Shares in Maintel (LON:MAI) plummeted on Wednesday morning, after the company downgraded its guidance for its annual earnings.

The communications provider warned in a trading update that it expects a lower revenue and EBITDA for the second-half of the year.

This was attributed to a delay to the completion of projects in the second-half, alongside a shift towards to longer-term profit generation, which dragged down revenue during the period.

Consequently, Maintel said it now anticipates EBITDA to be in the revised range of £12-£12.5 million. This proves a slight improvement from the £10.9 million reported back in 2017.
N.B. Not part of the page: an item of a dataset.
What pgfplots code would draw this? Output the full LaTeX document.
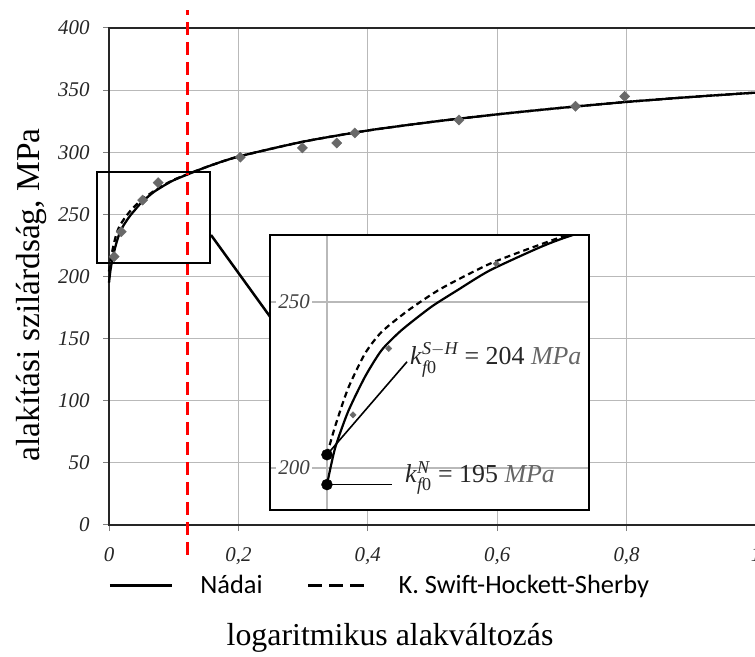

Despite downgrading its annual guidance, the company said that the board maintains its aims for the dividend to continue to grow year on year, in line with previous expectations.

Maintel added that further updates on future outlook would be provided upon the announcement of preliminary results in March.

Maintel was founded back in 1991 and has been listed on the junior AIM market of the London Stock Exchange as of 2004.

Back in 2016, it acquired Azzuri Communications, growing its customer base to some 7,000.

Shares in the firm are currently trading -20.66%, in light of the trading update.

Elsewhere in the markets, Johnson Matthey (LON:JMAT) shares ticked up after the company reported a rise in half-year profits.

Conversely, Kingfisher shares (LON:KGF) took a hit after the company announced its exit from smaller markets such as Russia, Spain and Portugal amid difficulties in France.

Meanwhile, Babcock shares (LON:BAB) also took a tumble, plummeting 12% on the back of profits falling almost two thirds.